Innovative AI models can also be used to shape user needs, said Chido Dzinotyiwei, co-founder and CEO of Vambo AI.
An AI model can be trained to “conduct itself like a Kenyan farmer, like a South African farmer, like a farmer who has limited proficiency in English or a limited level of education,” ensuring the technology meets them where they are, she explained.
Africa holds two-thirds of the world’s arable land. If this land is to be kept healthy for future generations, farmers have to be the ones to do it.
Farmer-managed natural regeneration (FMNR) is a simple, cost-effective and community-driven land restoration approach that was highlighted at GLF Africa 2025.
Under FMNR, farmers manage and promote the growth of naturally occurring trees and shrubs rather than planting new ones.
“The technology leverages nature’s own regenerative power, or the ability for the environment to heal itself,” said Humphrey Wafula, a project manager at World Vision Kenya.
“I’’s a simple yet profoundly impactful solution for ecological recovery.”
When done well, it can improve agricultural productivity, increase biodiversity and combat poverty and hunger.
It is also a prime example of how to leverage existing knowledge.
“Farmer-managed natural regeneration is not really a new concept. It’s some technology that is borrowing from the traditions and the wisdom of our communities,” said Wafula.
Kiruki Haron, a senior lecturer at Southeastern Kenya University, described FMNR as “an Indigenous technology that has always been there.”
One major barrier to any regeneration, however, is land rights: it’s hard for farmers to restore land that they don’t own or control.
Much of Africa’s land is governed by a convoluted system of tenure systems that combine customary and statutory ownership, shaped by colonial and commercial influences. These systems often contradict each other.
“We have seen a lot of conflict, a lot of displacement, and of course, it’s also as a result of conflicting legal frameworks,” said Mwangi.
And it’s often marginalized groups, such as women, Indigenous Peoples and youth, that bear the brunt of this conflict.
“Land ownership is governed by cultural norms that discriminate [against] some parts of society – like the patriarchy that gives power to men over women,” said Freddy Bisettsa, co-founder and director of Women Concern and coordinator of GLFx Kivu.

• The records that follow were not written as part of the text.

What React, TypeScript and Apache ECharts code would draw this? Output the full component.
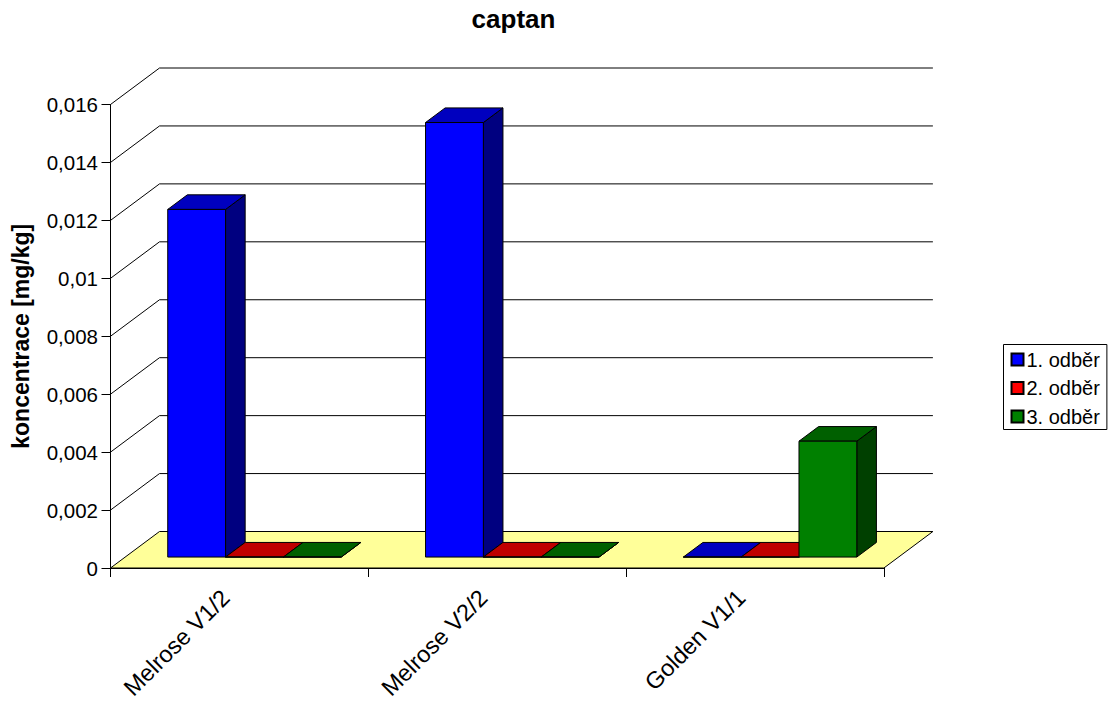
import React, { useEffect, useRef } from "react";
import * as echarts from "echarts";

const categories = ["Melrose V1/2", "Melrose V2/2", "Golden V1/1"];
const seriesNames = ["1. odběr", "2. odběr", "3. odběr"];
const firstSample = [0.012, 0.015, 0];
const secondSample = [0, 0, 0];
const thirdSample = [0, 0, 0.004];
const wallTicks = [0.002, 0.004, 0.006, 0.008, 0.01, 0.012, 0.014, 0.016];

const FONT = "'Liberation Sans', Arial, sans-serif";

// Oblique projection of the chart's depth axis, in pixels.
const DEPTH_X = 49;
const DEPTH_Y = -36.5;
// Bars occupy the middle 40% of the depth.
const BAR_NEAR = 0.3;
const BAR_DEPTH = 0.4;
const BAR_WIDTH_RATIO = 0.2243;
const BAR_START_RATIO = 0.165;

const palette = [
  { front: "#0000FF", top: "#0000BF", side: "#000080" },
  { front: "#FF0000", top: "#BF0000", side: "#800000" },
  { front: "#008000", top: "#006000", side: "#004000" },
];

const outline = { stroke: "#000", lineWidth: 1 };

function poly(points: number[][], fill: string) {
  return { type: "polygon", shape: { points }, style: { fill, ...outline } };
}

function barSeries(name: string, values: number[], index: number) {
  const colors = palette[index];
  return {
    type: "custom",
    name,
    z: 5 + index,
    itemStyle: { color: colors.front, borderColor: "#000", borderWidth: 1 },
    data: values.map((v, i) => [i, v]),
    encode: { x: 0, y: 1 },
    renderItem: (_params: any, api: any) => {
      const cat = api.value(0);
      const band = api.size([1, 0])[0];
      const base = api.coord([cat, 0]);
      const top = api.coord([cat, api.value(1)]);
      const width = band * BAR_WIDTH_RATIO;
      const x0 = base[0] - band / 2 + band * BAR_START_RATIO + index * width + DEPTH_X * BAR_NEAR;
      const x1 = x0 + width;
      const yb = base[1] + DEPTH_Y * BAR_NEAR;
      const yt = top[1] + DEPTH_Y * BAR_NEAR;
      const dx = DEPTH_X * BAR_DEPTH;
      const dy = DEPTH_Y * BAR_DEPTH;
      return {
        type: "group",
        children: [
          poly([[x1, yb], [x1 + dx, yb + dy], [x1 + dx, yt + dy], [x1, yt]], colors.side),
          poly([[x0, yt], [x1, yt], [x1 + dx, yt + dy], [x0 + dx, yt + dy]], colors.top),
          poly([[x0, yb], [x1, yb], [x1, yt], [x0, yt]], colors.front),
        ],
      };
    },
  };
}

export default function App() {
  const ref = useRef<HTMLDivElement>(null);

  useEffect(() => {
    const chart = echarts.init(ref.current!, undefined, { renderer: "svg" });
    chart.setOption({
      animation: false,
      backgroundColor: "#fff",
      title: {
        text: "captan",
        left: 508.5,
        top: 1,
        textAlign: "center",
        textStyle: { fontFamily: FONT, fontSize: 26, fontWeight: "bold", color: "#000" },
      },
      legend: {
        data: seriesNames,
        orient: "vertical",
        left: 1003.5,
        top: 344.5,
        padding: [5, 7, 3, 7],
        itemGap: 8.5,
        itemWidth: 12,
        itemHeight: 12,
        icon: "rect",
        borderColor: "#000",
        borderWidth: 1,
        textStyle: { fontFamily: FONT, fontSize: 20, color: "#000", padding: [0, 0, 0, -2] },
      },
      grid: { left: 110.5, top: 104.5, width: 773.4, height: 463.5, outerBoundsMode: "none" },
      xAxis: {
        type: "category",
        data: categories,
        axisLine: { lineStyle: { color: "#000", width: 1 } },
        axisTick: { show: true, length: 9, lineStyle: { color: "#000" } },
        axisLabel: {
          rotate: 45,
          margin: 12,
          padding: [0, 19.5, 16, 0],
          fontFamily: FONT,
          fontSize: 23.5,
          color: "#000",
        },
      },
      yAxis: {
        type: "value",
        min: 0,
        max: 0.016,
        interval: 0.002,
        name: "koncentrace [mg/kg]",
        nameLocation: "middle",
        nameGap: 78,
        nameTextStyle: { fontFamily: FONT, fontSize: 23, fontWeight: "bold", color: "#000" },
        axisLine: { show: true, lineStyle: { color: "#000", width: 1 } },
        axisTick: { show: true, length: 9, lineStyle: { color: "#000" } },
        splitLine: { show: false },
        axisLabel: {
          margin: 12.5,
          fontFamily: FONT,
          fontSize: 20.5,
          color: "#000",
          formatter: (v: number) => String(v).replace(".", ","),
        },
      },
      series: [
        {
          // Back-wall grid lines with their oblique returns to the value axis.
          type: "custom",
          name: "wall",
          z: 1,
          silent: true,
          data: wallTicks.map((v) => [0, v]),
          encode: { x: 0, y: 1 },
          renderItem: (_params: any, api: any) => {
            const band = api.size([1, 0])[0];
            const p = api.coord([0, api.value(1)]);
            const x0 = p[0] - band / 2;
            const x1 = x0 + band * categories.length;
            const bx = x0 + DEPTH_X;
            const by = p[1] + DEPTH_Y;
            return {
              type: "polyline",
              shape: { points: [[x0, p[1]], [bx, by], [x1 + DEPTH_X, by]] },
              style: { fill: "none", ...outline },
            };
          },
        },
        {
          // Pale yellow floor of the plot.
          type: "custom",
          name: "floor",
          z: 2,
          silent: true,
          data: [[0, 0]],
          encode: { x: 0, y: 1 },
          renderItem: (_params: any, api: any) => {
            const band = api.size([1, 0])[0];
            const p = api.coord([0, 0]);
            const x0 = p[0] - band / 2;
            const x1 = x0 + band * categories.length;
            return poly(
              [[x0, p[1]], [x0 + DEPTH_X, p[1] + DEPTH_Y], [x1 + DEPTH_X, p[1] + DEPTH_Y], [x1, p[1]]],
              "#FFFF99"
            );
          },
        },
        barSeries(seriesNames[0], firstSample, 0),
        barSeries(seriesNames[1], secondSample, 1),
        barSeries(seriesNames[2], thirdSample, 2),
      ],
    });
    return () => chart.dispose();
  }, []);

  return (
    <div
      ref={ref}
      style={{ position: "absolute", left: 0, top: 0, width: 1114, height: 701 }}
    />
  );
}
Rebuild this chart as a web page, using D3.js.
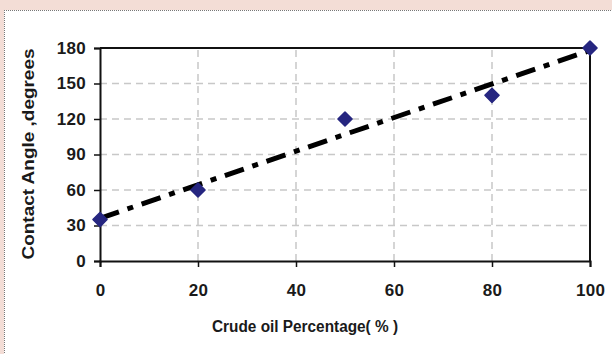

“This is one of the obstacles that I can identify around the fight for land rights, and this also hinders the community’s efforts in land restoration.”
The same is true of Africa’s natural resources.
More than half of Africa’s critical mineral projects are located either near or on Indigenous and community land, said Bandiaky-Badji.
And yet the rights to those resources have been given away to global corporations, according to Kilonzo.
“Most of the countries that are producing these critical minerals have no stake in them,” he rued.
At GLF Africa 2025, it was clear that the continent’s top thinkers are forging new models for development.
“What if development in Africa was no longer about extracting from nature, but regenerating it?” asked Dorothy Maseke, nature finance lead at FSD Africa and head of the African Natural Capital Alliance Secretariat.
“What if our forests, our grasslands, our mangroves and traditional knowledge – once seen as relics – [were seen as] drivers of innovation, drivers of resilience and drivers of prosperity?”
This means moving away from outdated ideas of extraction and reliance on foreign aid – and instead leveraging Africa’s vast natural capital, led by its communities and supported by appropriate technology, innovation and investment.
“It is time for Africa to rise up to the challenge and steward its development,” said Ubalijoro.
“We have the resources, we have the will, and we can build healthy ecosystems, resilient and prosperous livelihoods and competitive and sustainable economies.
“It is time to innovate, restore and prosper once again.”